----- Given records
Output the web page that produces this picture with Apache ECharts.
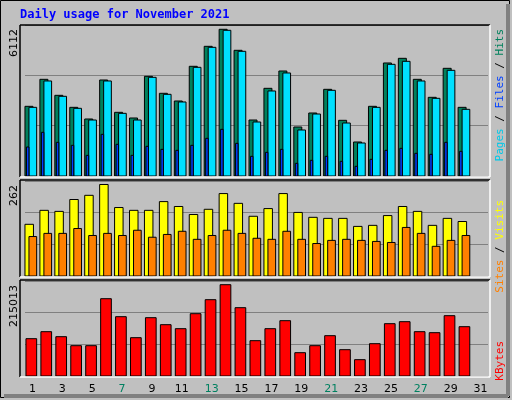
<!DOCTYPE html>
<html><head><meta charset="utf-8">
<script src="https://cdn.jsdelivr.net/npm/echarts@6/dist/echarts.min.js"></script>
<style>html,body{margin:0;padding:0;background:#c0c0c0}#c{width:512px;height:400px}</style>
</head><body><div id="c"></div>
<script>
const days = ['1','2','3','4','5','6','7','8','9','10','11','12','13','14','15','16','17','18','19','20','21','22','23','24','25','26','27','28','29','30','31'];
const weekend = ['6','7','13','14','20','21','27','28'];
const hits = [2903,4028,3361,2861,2375,4000,2653,2417,4153,3445,3125,4570,5403,6112,5237,2333,3653,4375,2042,2625,3611,2320,1417,2903,4709,4903,4028,3278,4486,2861];
const files = [2861,3959,3320,2820,2333,3959,2611,2333,4111,3403,3084,4528,5361,6070,5195,2250,3542,4292,1917,2583,3570,2208,1375,2861,4653,4778,3959,3236,4403,2778];
const pages = [1208,1820,1403,1278,861,1736,1320,861,1236,1111,1070,1278,1570,1945,1361,820,986,1111,528,653,820,611,403,695,1070,1153,945,903,1403,1028];
const visits = [148,188,185,219,231,262,196,188,188,213,199,176,191,236,208,171,193,236,182,168,165,165,142,145,173,199,185,145,165,156];
const sites = [113,122,122,136,116,122,116,131,111,119,128,105,116,131,122,108,105,128,105,93,102,105,102,99,96,139,122,85,102,116];
const kbytes = [87886,104366,92595,71408,71408,182050,139677,90240,137323,120844,111427,146739,179696,215013,160863,83178,111427,130260,54929,71408,94949,61991,38450,76116,123198,127906,104366,102011,142031,116135];
const maxLabels = ['6112','262','215013'];

const chart = echarts.init(document.getElementById('c'));
function barSeries(data, gi, x0, x1, color, z){
  return {type:'custom', xAxisIndex:gi, yAxisIndex:gi, z:z, data:data.map((v,i)=>[i,v]),
    renderItem:(p,api)=>{
      const top=api.coord([api.value(0),api.value(1)]);
      const base=api.coord([api.value(0),0]);
      return {type:'rect', shape:{x:top[0]+x0, y:top[1], width:x1-x0, height:base[1]-top[1]},
        style:{fill:color, stroke:'#000', lineWidth:1}};
    }};
}
const grids=[{top:25,height:151},{top:181,height:95},{top:281,height:95}];
const maxes=[6291,272,223700];
const xAxis=grids.map((g,i)=>({gridIndex:i,type:'category',data:days,show:i===2,
  axisLine:{show:false},axisTick:{show:false},
  axisLabel:{show:i===2,margin:8,fontFamily:'DejaVu Sans',fontSize:11,
    color:(v)=>weekend.includes(v)?'#008060':'#000'}}));
const yAxis=grids.map((g,i)=>({gridIndex:i,type:'value',min:0,max:maxes[i],interval:maxes[i]/3,
  axisLabel:{show:false},axisLine:{show:false},axisTick:{show:false},
  splitLine:{show:true,lineStyle:{color:'#808080',width:1}}}));
function frame(y,h){
  return [
    {type:'line',shape:{x1:20,y1:y,x2:490,y2:y},style:{stroke:'#000',lineWidth:1.5},z:10},
    {type:'line',shape:{x1:20,y1:y,x2:20,y2:y+h},style:{stroke:'#000',lineWidth:1.5},z:10},
    {type:'line',shape:{x1:490,y1:y,x2:490,y2:y+h},style:{stroke:'#fff',lineWidth:1.5},z:10},
    {type:'line',shape:{x1:20,y1:y+h,x2:490,y2:y+h},style:{stroke:'#fff',lineWidth:1.5},z:10}];
}
function rot(text,x,y,color,size,font){
  return {type:'text',x:x,y:y,rotation:Math.PI/2,z:20,
    style:{text:text,fill:color,font:size+'px '+font,textAlign:'right',textVerticalAlign:'middle'}};
}
const mono='"DejaVu Sans Mono", monospace';
chart.setOption({
  animation:false, backgroundColor:'#c0c0c0',
  grid:grids.map(g=>({left:25,width:463,top:g.top,height:g.height})),
  xAxis:xAxis, yAxis:yAxis,
  graphic:[
    {type:'rect',shape:{x:0.5,y:0.5,width:509,height:397},style:{fill:'none',stroke:'#000',lineWidth:1},z:0},
    {type:'line',shape:{x1:508,y1:4,x2:508,y2:396},style:{stroke:'#808080',lineWidth:4}},
    {type:'line',shape:{x1:4,y1:396,x2:508,y2:396},style:{stroke:'#808080',lineWidth:4}},
    {type:'text',x:20,y:15,z:20,style:{text:'Daily usage for November 2021',fill:'#0000ff',font:'bold 12px '+mono,textVerticalAlign:'middle'}},
    ...frame(25,152),...frame(180,97),...frame(280,97),
    rot(maxLabels[0],14,29,'#000',11,'DejaVu Sans'),
    rot(maxLabels[1],14,185,'#000',11,'DejaVu Sans'),
    rot(maxLabels[2],14,285,'#000',11,'DejaVu Sans'),
    {type:'text',x:500,y:29,rotation:Math.PI/2,z:20,
      style:{rich:{p:{fill:'#00c8e8',font:'11px '+mono},s:{fill:'#000',font:'11px '+mono},f:{fill:'#0040ff',font:'11px '+mono},h:{fill:'#00805c',font:'11px '+mono}},
        text:'{p|Pages}{s| / }{f|Files}{s| / }{h|Hits}',textAlign:'right',textVerticalAlign:'middle'}},
    {type:'text',x:500,y:200,rotation:Math.PI/2,z:20,
      style:{rich:{a:{fill:'#ff8000',font:'11px '+mono},s:{fill:'#000',font:'11px '+mono},b:{fill:'#ffff00',font:'11px '+mono}},
        text:'{a|Sites}{s| / }{b|Visits}',textAlign:'right',textVerticalAlign:'middle'}},
    {type:'text',x:500,y:341,rotation:Math.PI/2,z:20,
      style:{text:'KBytes',fill:'#ff0000',font:'11px '+mono,textAlign:'right',textVerticalAlign:'middle'}}
  ],
  series:[
    barSeries(hits,0,-7.5,0.5,'#00805c',2),
    barSeries(files,0,-3.5,4.2,'#00e0ff',3),
    barSeries(pages,0,-6,-3.5,'#0040ff',4),
    barSeries(visits,1,-7.5,1,'#ffff00',2),
    barSeries(sites,1,-3.5,4.2,'#ff8000',3),
    barSeries(kbytes,2,-6.5,4.2,'#ff0000',2)
  ]
});
</script></body></html>
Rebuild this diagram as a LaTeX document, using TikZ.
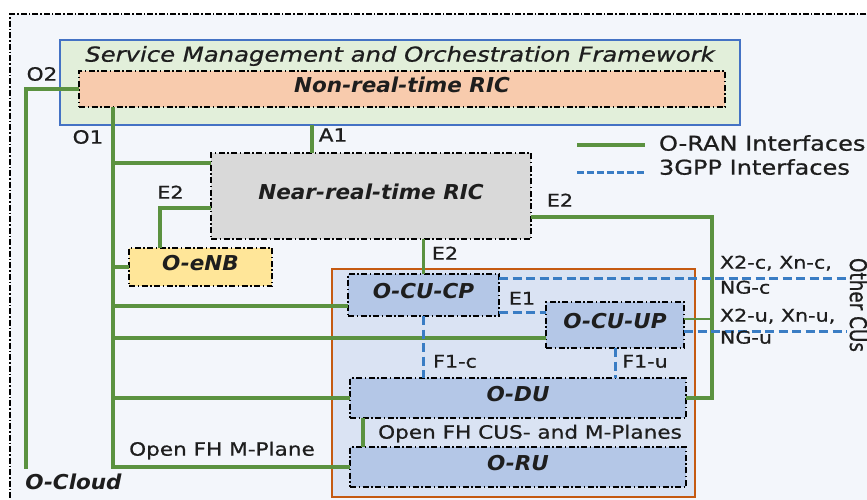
\documentclass[tikz,border=0pt]{standalone}
\usepackage{fontspec}
\setmainfont{DejaVu Sans}[FakeStretch=1.18, FakeBold=0.8]
\newfontfamily\bxfont{DejaVu Sans}[FakeStretch=1.05]
\newfontfamily\plainfont{DejaVu Sans}[FakeBold=0.8]
\definecolor{bgc}{HTML}{F3F6FB}
\definecolor{smofill}{HTML}{E2EFDA}
\definecolor{smoline}{HTML}{4472C4}
\definecolor{nrtfill}{HTML}{F8CBAD}
\definecolor{nearfill}{HTML}{D9D9D9}
\definecolor{enbfill}{HTML}{FFE699}
\definecolor{cufill}{HTML}{DAE3F3}
\definecolor{culine}{HTML}{C55A11}
\definecolor{unitfill}{HTML}{B4C7E7}
\definecolor{grn}{HTML}{5B9240}
\definecolor{blu}{HTML}{3A7DC4}
\definecolor{txt}{HTML}{1E1E1E}
\begin{document}
\begin{tikzpicture}[x=1pt,y=-1pt,
  lbl/.style={inner sep=0pt, outer sep=0pt, text height=0.73em, text depth=0pt, text=txt},
  unit/.style={draw=black, line width=1.4pt, dash pattern=on 6pt off 2.5pt on 1.5pt off 2.5pt,
    inner sep=0pt, outer sep=0pt, text height=0.73em, text depth=0pt, text=txt,
    font=\bxfont\bfseries\itshape\fontsize{20.5}{24}\selectfont},
  oran/.style={draw=grn, line width=3.5pt},
  gpp/.style={draw=blu, line width=3pt, dash pattern=on 9pt off 4.5pt},
  sm/.style={lbl, font=\fontsize{17.5}{20}\selectfont},
  md/.style={lbl, font=\fontsize{18.3}{21}\selectfont},
  lg/.style={lbl, font=\fontsize{20.4}{24}\selectfont},
]
\useasboundingbox (0,0) rectangle (867,499);
\clip (0,0) rectangle (867,499);
\fill[white] (0,0) rectangle (867,499);

% O-Cloud frame
\node[draw=black, fill=bgc, line width=1.4pt, dash pattern=on 6pt off 2pt on 1.5pt off 2pt,
  minimum width=870pt, minimum height=496pt, anchor=north west, inner sep=0pt, outer sep=0pt] (cloud) at (10,14) {};

% SMO
\node[draw=smoline, fill=smofill, line width=2pt, minimum width=680pt, minimum height=85pt,
  inner sep=0pt, outer sep=0pt] (smo) at (400,82.5) {};
\node[lbl, font=\itshape\fontsize{20.6}{24}\selectfont] (smot) at (400,58)
  {Service Management and Orchestration Framework};
\node[unit, fill=nrtfill, minimum width=646pt, minimum height=36pt] (nrt) at (402,89) {Non-real-time RIC};

% CU frame
\node[draw=culine, fill=cufill, line width=2pt, minimum width=363pt, minimum height=228pt,
  inner sep=0pt, outer sep=0pt] (cu) at (513.5,383) {};

% units
\node[unit, fill=nearfill, minimum width=320pt, minimum height=86pt] (near) at (371,196) {Near-real-time RIC};
\node[unit, fill=enbfill, minimum width=143pt, minimum height=38pt] (enb) at (200.5,267) {O-eNB};
\node[unit, fill=unitfill, minimum width=151pt, minimum height=42pt] (cp) at (423.5,295) {O-CU-CP};
\node[unit, fill=unitfill, minimum width=138pt, minimum height=46pt] (up) at (615,325) {O-CU-UP};
\node[unit, fill=unitfill, minimum width=336pt, minimum height=40pt] (du) at (518,398) {O-DU};
\node[unit, fill=unitfill, minimum width=336pt, minimum height=40pt] (ru) at (518,467) {O-RU};

% O2 / O1
\coordinate (o2end) at (26,469);
\draw[oran] (nrt.west) -| (o2end);
\coordinate (o1) at (113,107);
\draw[oran] (o1) |- (ru.west);
\coordinate (nb) at ([yshift=-10pt]near.north west);
\draw[oran] (nb) -- (nb -| o1);
\draw[oran] (enb.west) -- (enb.west -| o1);
\coordinate (cpb) at ([yshift=-11pt]cp.west);
\draw[oran] (cpb) -- (cpb -| o1);
\coordinate (upb) at ([yshift=-13pt]up.west);
\draw[oran] (upb) -- (upb -| o1);
\draw[oran] (du.west) -- (du.west -| o1);

% A1
\coordinate (a1b) at ([xshift=-59pt]near.north);
\draw[oran] (a1b) -- (a1b |- smo.south);

% E2
\coordinate (e2a) at ([yshift=-12pt]near.west);
\coordinate (e2b) at ([xshift=-40.5pt]enb.north);
\draw[oran] (e2a) -| (e2b);
\draw[oran] (cp.north) -- (cp.north |- near.south);
\coordinate (e2r) at ([yshift=-21pt]near.east);
\coordinate (e2v) at (712,217);
\draw[oran, line width=4pt] (e2r) -- (e2v) |- (du.east);
\coordinate (upe) at ([yshift=6pt]up.east);
\draw[oran, line width=2.5pt] (upe) -- (upe -| e2v);

% Open FH
\coordinate (fh) at ([xshift=13pt]du.south west);
\draw[oran] (fh) -- (fh |- ru.north);

% 3GPP
\draw[gpp] (cp.south) -- (cp.south |- du.north);
\draw[gpp] (up.south) -- (up.south |- du.north);
\coordinate (e1a) at ([yshift=-17pt]cp.east);
\draw[gpp] (e1a) -- (e1a -| up.west);
\coordinate (x2c) at ([yshift=17pt]cp.east);
\coordinate (x2cend) at (847,278);
\draw[gpp] (x2c) -- (x2c -| x2cend);
\coordinate (x2u) at ([yshift=-6pt]up.east);
\coordinate (x2uend) at (847,331);
\draw[gpp] (x2u) -- (x2u -| x2uend);

% legend
\coordinate (lg1a) at (577,145); \coordinate (lg1b) at (645,145);
\draw[oran] (lg1a) -- (lg1b);
\coordinate (lg2a) at (577,172); \coordinate (lg2b) at (645,172);
\draw[gpp, dash pattern=on 7pt off 3pt] (lg2a) -- (lg2b);
\node[lg, anchor=west] (lgt1) at (659,147) {O-RAN Interfaces};
\node[lg, anchor=west] (lgt2) at (659,171) {3GPP Interfaces};

% labels
\node[md] (lo2) at (42,77) {O2};
\node[md] (lo1) at (88,140) {O1};
\node[md] (la1) at (333,138) {A1};
\node[sm] (le2a) at (170.5,195) {E2};
\node[sm] (le2b) at (445,256) {E2};
\node[sm] (le2c) at (560,203) {E2};
\node[sm] (le1) at (522,301) {E1};
\node[sm] (lf1c) at (455,364) {F1-c};
\node[sm] (lf1u) at (645,364) {F1-u};
\node[md] (lfh) at (530,435) {Open FH CUS- and M-Planes};
\node[md] (lfhm) at (222,452) {Open FH M-Plane};
\node[lbl, font=\bxfont\bfseries\itshape\fontsize{20.5}{24}\selectfont] (lcloud) at (73.5,486) {O-Cloud};
\node[sm, anchor=west] (lx2c) at (720,265) {X2-c, Xn-c,};
\node[sm, anchor=west] (lngc) at (720,290) {NG-c};
\node[sm, anchor=west] (lx2u) at (720,318) {X2-u, Xn-u,};
\node[sm, anchor=west] (lngu) at (720,340) {NG-u};
\node[inner sep=0pt, outer sep=0pt, text=txt, rotate=-90, anchor=base] (lother) at (850,305)
  {\scalebox{1}[1.25]{\plainfont\fontsize{18.4}{20}\selectfont Other CUs}};
\end{tikzpicture}
\end{document}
----------
▶ _Task instructions_:
Show all lines above holding "this".

▶ _Finished task_:
Output the web page that produces this picture with Apache ECharts.
Rebuild this diagram as a LaTeX document, using TikZ.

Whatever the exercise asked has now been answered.